How routes are graded in free climbing
Free climbs are usually graded by difficulty based on the hardest moves, the sustained nature of the climbing, and sometimes the seriousness of protection. In the US, free climbing often uses the Yosemite Decimal System, like 5.7, 5.10, or 5.12.
A route may also carry information about whether it is sport, trad, top rope accessible, or mixed. That extra detail helps climbers understand not just how hard the moves are, but what kind of experience the route involves.
For beginners, grades can be useful, but they are not the full story. A short, steep route can feel very different from a long, technical slab at the same grade. Rock type, hold style, route length, and mental challenge all shape how a climb feels.
Why free climbing is such a big part of skill development
Free climbing teaches habits that carry across nearly every part of climbing.
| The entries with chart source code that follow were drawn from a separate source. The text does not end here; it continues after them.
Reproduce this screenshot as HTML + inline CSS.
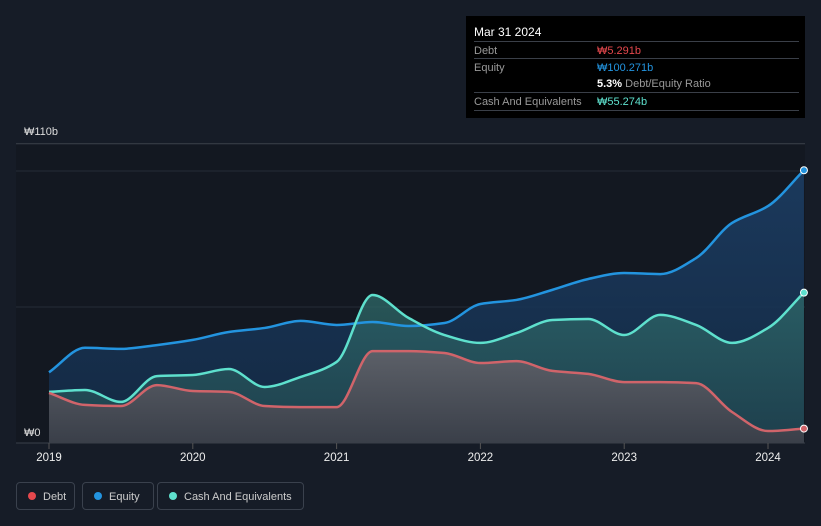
<!DOCTYPE html>
<html><head><meta charset="utf-8"><style>
body{margin:0;background:#161c27;font-family:"Liberation Sans","Noto Sans CJK KR",sans-serif;}
#wrap{position:relative;width:821px;height:526px;overflow:hidden;background:#161c27;}
.tt{position:absolute;left:466px;top:16px;width:339px;height:102px;background:#000;color:#ddd;font-size:11px;}
.row{position:absolute;left:8px;width:325px;border-top:1px solid #3a3f48;height:17px;}
.row span{position:absolute;top:3px;}
.leg{position:absolute;top:482px;height:28px;border:1px solid #3a414d;border-radius:4px;color:#ccc;font-size:11px;line-height:28px;box-sizing:border-box;padding-left:26px;}
.dot{position:absolute;left:11px;top:9px;width:8px;height:8px;border-radius:50%;}
</style></head><body>
<div id="wrap">
<svg id="chart" width="821" height="526" style="position:absolute;left:0;top:0">
<defs>
<linearGradient id="gE" x1="0" y1="0" x2="0" y2="1"><stop offset="0" stop-color="#1c3d63" stop-opacity="0.9"/><stop offset="1" stop-color="#132a45" stop-opacity="0.9"/></linearGradient>
<linearGradient id="gC" x1="0" y1="0" x2="0" y2="1"><stop offset="0" stop-color="#2f6b6a" stop-opacity="0.75"/><stop offset="1" stop-color="#214650" stop-opacity="0.75"/></linearGradient>
<linearGradient id="gD" x1="0" y1="0" x2="0" y2="1"><stop offset="0" stop-color="#5c6068"/><stop offset="1" stop-color="#3a3f49"/></linearGradient>
</defs>
<rect x="16" y="143" width="789" height="300" fill="#131821"/>
<g id="grid"></g><g id="areas"></g><g id="lines"></g><g id="axes"></g>
</svg>
<div class="tt">
<div style="position:absolute;left:8px;top:9px;color:#fff;font-size:12px">Mar 31 2024</div>
<div class="row" style="top:25px"><span style="color:#999">Debt</span><span style="left:123px;color:#e5484d">₩5.291b</span></div>
<div class="row" style="top:42px"><span style="color:#999">Equity</span><span style="left:123px;color:#2394df">₩100.271b</span></div>
<div style="position:absolute;left:131px;top:62px;color:#999"><b style="color:#fff">5.3%</b> Debt/Equity Ratio</div>
<div class="row" style="top:76px;border-bottom:1px solid #3a3f48"><span style="color:#999">Cash And Equivalents</span><span style="left:123px;color:#5ee0cd">₩55.274b</span></div>
</div>
<div class="leg" style="left:16px;width:59px"><div class="dot" style="background:#e5484d"></div>Debt</div>
<div class="leg" style="left:82px;width:72px"><div class="dot" style="background:#2394df"></div>Equity</div>
<div class="leg" style="left:157px;width:147px"><div class="dot" style="background:#5ee0cd"></div>Cash And Equivalents</div>
</div>
<script>
const dates=[2019,2019.25,2019.5,2019.75,2020,2020.25,2020.5,2020.75,2021,2021.25,2021.5,2021.75,2022,2022.25,2022.5,2022.75,2023,2023.25,2023.5,2023.75,2024,2024.25];
const debt=[18.4,14,13.6,21.3,19.1,18.8,13.6,13.2,13.2,33.8,33.8,33.1,29.4,30.1,26.5,25.4,22.4,22.4,22,11.4,4.4,5.291];
const equity=[26,35,34.6,36,37.9,40.8,42.3,44.9,43.4,44.5,43,44.1,51.1,52.6,56.3,60.3,62.5,62.1,68,80.9,87.1,100.271];
const cash=[18.8,19.5,15.1,24.6,25,27.2,20.6,24.3,29.8,54.4,46,39.7,36.8,40.4,45.2,45.6,39.7,47.1,43.4,36.8,42.3,55.274];
const xTicks=[2019,2020,2021,2022,2023,2024];
const yTicks=[0,50,100];
const yLabels=[[0,"₩0"],[110,"₩110b"]];
const X=d=>49+(d-2019)*143.8;
const Y=v=>443-v*2.72;
const NS="http://www.w3.org/2000/svg";
function mk(tag,attrs,parent){const e=document.createElementNS(NS,tag);for(const k in attrs)e.setAttribute(k,attrs[k]);parent.appendChild(e);return e;}
function path(vals){const p=dates.map((d,i)=>[X(d),Y(vals[i])]);const n=p.length;
const dx=[],sl=[];for(let i=0;i<n-1;i++){dx.push(p[i+1][0]-p[i][0]);sl.push((p[i+1][1]-p[i][1])/dx[i]);}
const m=[sl[0]];for(let i=1;i<n-1;i++){m.push(sl[i-1]*sl[i]<=0?0:2/(1/sl[i-1]+1/sl[i]));}m.push(sl[n-2]);
let s=`M${p[0][0]},${p[0][1]}`;
for(let i=0;i<n-1;i++){const h=dx[i]/3;s+=` C${p[i][0]+h},${p[i][1]+m[i]*h} ${p[i+1][0]-h},${p[i+1][1]-m[i+1]*h} ${p[i+1][0]},${p[i+1][1]}`;}return s;}
const gGrid=document.getElementById('grid'),gAreas=document.getElementById('areas'),gLines=document.getElementById('lines'),gAxes=document.getElementById('axes');
yTicks.forEach(v=>{const l=mk('line',{x1:16,x2:805,y1:Y(v),y2:Y(v),stroke:v==0?'#3a404a':'#262c36','stroke-width':1},gGrid);

});
const topLine=mk('line',{x1:16,x2:805,y1:Y(110),y2:Y(110),stroke:'#3c424c'},gGrid);


yLabels.forEach(([v,t])=>{const e=mk('text',{x:24,y:v==0?Y(v)-7:Y(v)-9,fill:'#ddd','font-size':11},gAxes);e.textContent=t;

});
xTicks.forEach(d=>{mk('line',{x1:X(d),x2:X(d),y1:443,y2:449,stroke:'#555'},gAxes);const e=mk('text',{x:X(d),y:461,fill:'#eee','font-size':11.5,'text-anchor':'middle'},gAxes);e.textContent=d;

});
const series=[[equity,'url(#gE)','#2394df','equity'],[cash,'url(#gC)','#5ee0cd','cash'],[debt,'url(#gD)','#d0646a','debt']];
series.forEach(([v,f,c,n])=>{const d=path(v);const a=mk('path',{d:d+` L${X(dates[dates.length-1])},443 L${X(dates[0])},443 Z`,fill:f},gAreas);


const l=mk('path',{d:d,fill:'none',stroke:c,'stroke-width':2.5},gLines);


const last=v.length-1;const p=mk('circle',{cx:X(dates[last]),cy:Y(v[last]),r:3.5,fill:c,stroke:'#fff','stroke-width':1},gLines);

});
</script>
</body></html>
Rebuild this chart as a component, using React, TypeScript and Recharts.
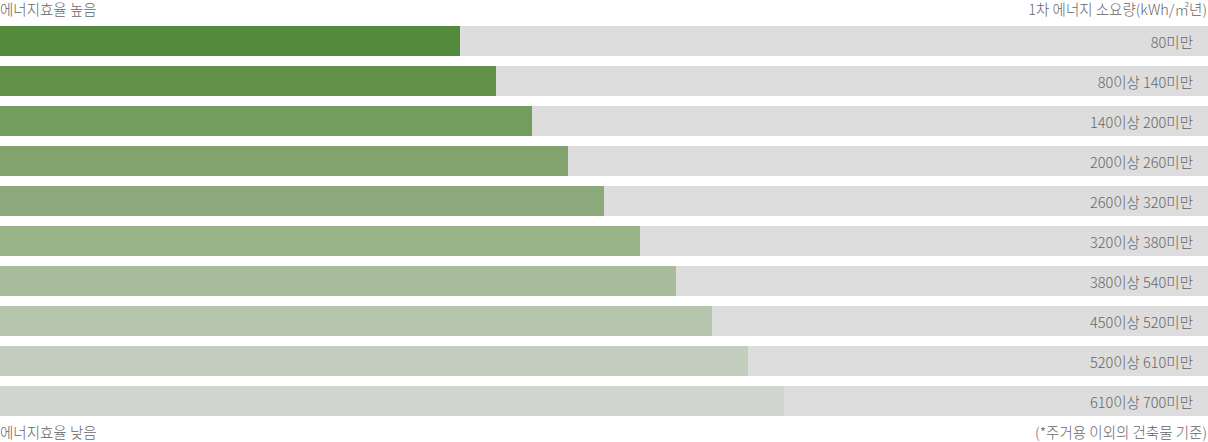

It rewards efficient footwork, body awareness, breathing control, route reading, and good decision-making under pressure.
It also gives climbers a clean feedback loop. If your feet are noisy, your balance is off, or your pacing falls apart halfway up a pitch, the wall tells you right away. That makes free climbing one of the best ways to build real movement skills instead of relying on strength alone.
This is especially true outside. At places with varied terrain, from granite faces to crack systems, climbers learn quickly that good technique opens more doors than raw effort. Local instruction can speed that process up by showing you how to move on the specific rock you are actually climbing.
What beginners should take away from the term
If you are new to climbing, the simplest answer to what is free climbing in rock climbing is this: you climb the rock with your body, and your gear is there to protect you, not to lift you.
That means free climbing is not some fringe style reserved for elite athletes. It is the foundation of most modern recreational climbing. You can start with it on top rope, build confidence on easy outdoor routes, and keep developing into sport or trad climbing as your skills grow.
The smartest next step is not worrying about labels. It is learning solid movement, using reliable safety systems, and climbing with people who know how to teach. That is how the terminology stops feeling abstract and starts making sense on the wall.
The best part is that free climbing keeps giving you something to work on, whether you are stepping onto your first route or refining technique on a much bigger objective. Every climb is a chance to move better, think clearer, and enjoy the rock a little more.